The council itself is an unusual gathering. On one side are Tyler Winklevoss from Gemini, Arjun Sethi from Kraken and Shayne Coplan from Polymarket. On the other, executives from CME Group, Nasdaq, ICE and Cboe. It is not often you see these people sitting on the same advisory panel, let alone one created this quickly. According to the commission, the entire list came together in about two weeks, which says a lot about how much urgency Pham applied.
She thanked the group for agreeing to join so quickly, noting that the commission needs their experience as it tries to prepare for what comes next. The council will focus on the areas where the rulebook is changing as fast as the products themselves. Tokenization. Prediction markets. Perpetual contracts. Crypto collateral. Around the clock trading. Blockchain market plumbing. Basically all the things that traditional derivatives systems were never built to handle.
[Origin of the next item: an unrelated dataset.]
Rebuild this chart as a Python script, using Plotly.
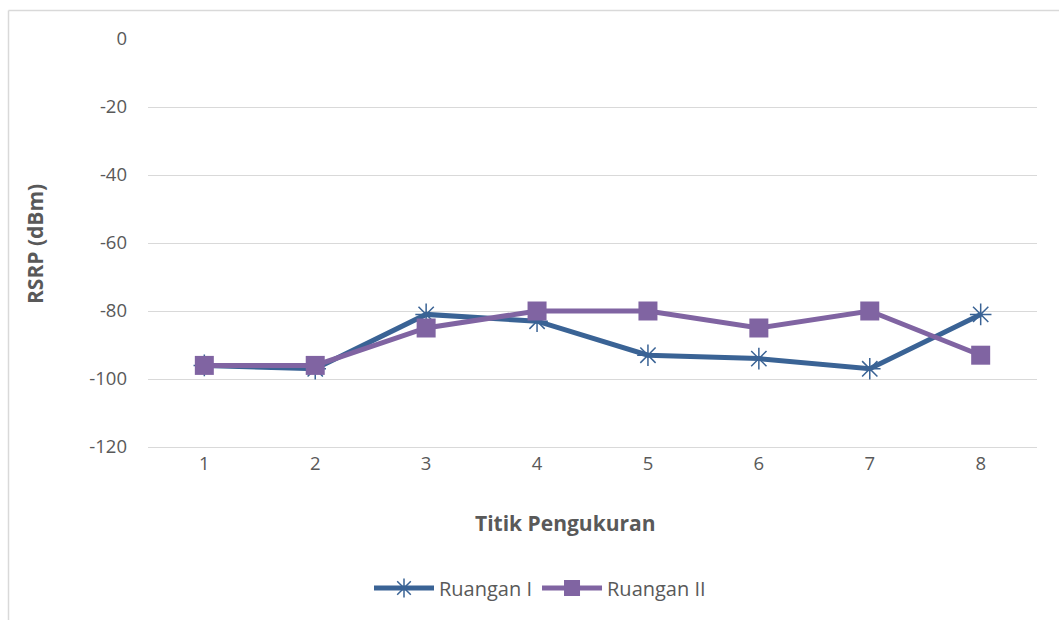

Here is the full list of names:
Shayne Coplan, Polymarket
Craig Donohue, Cboe
Terry Duffy, CME Group
Tom Farley, Bullish
Adena Friedman, Nasdaq
Luke Hoersten, Bitnomial
Tarek Mansour, Kalshi
Kris Marszalek, Crypto.com
David Schwimmer, LSEG
Arjun Sethi, Kraken
Jeff Sprecher, Intercontinental Exchange
Tyler Winklevoss, Gemini
All of this is happening as the agency prepares for new leadership. President Trump’s nominee, Mike Selig, is expected to be confirmed soon. When he steps in, he will inherit an agency already deep into crypto policy work that accelerated under Pham. Just this week, the CFTC launched a pilot for using crypto collateral inside derivatives markets. A few days before that, Bitnomial began offering leverage spot crypto trading with her support.
Pham has only been in the acting role for a short time, but she treated crypto as a top priority, pushing several initiatives that line up with the administration’s goal of positioning the United States as a leading hub for digital assets. Over at the SEC, Chairman Paul Atkins has been doing something similar through Project Crypto, which has been absorbing much of the agency’s energy.
What comes next will land in Selig’s lap. But with this council now in place, he will walk into a job where the industry and the regulators are already in the middle of a much bigger conversation about what the future of market structure should look like.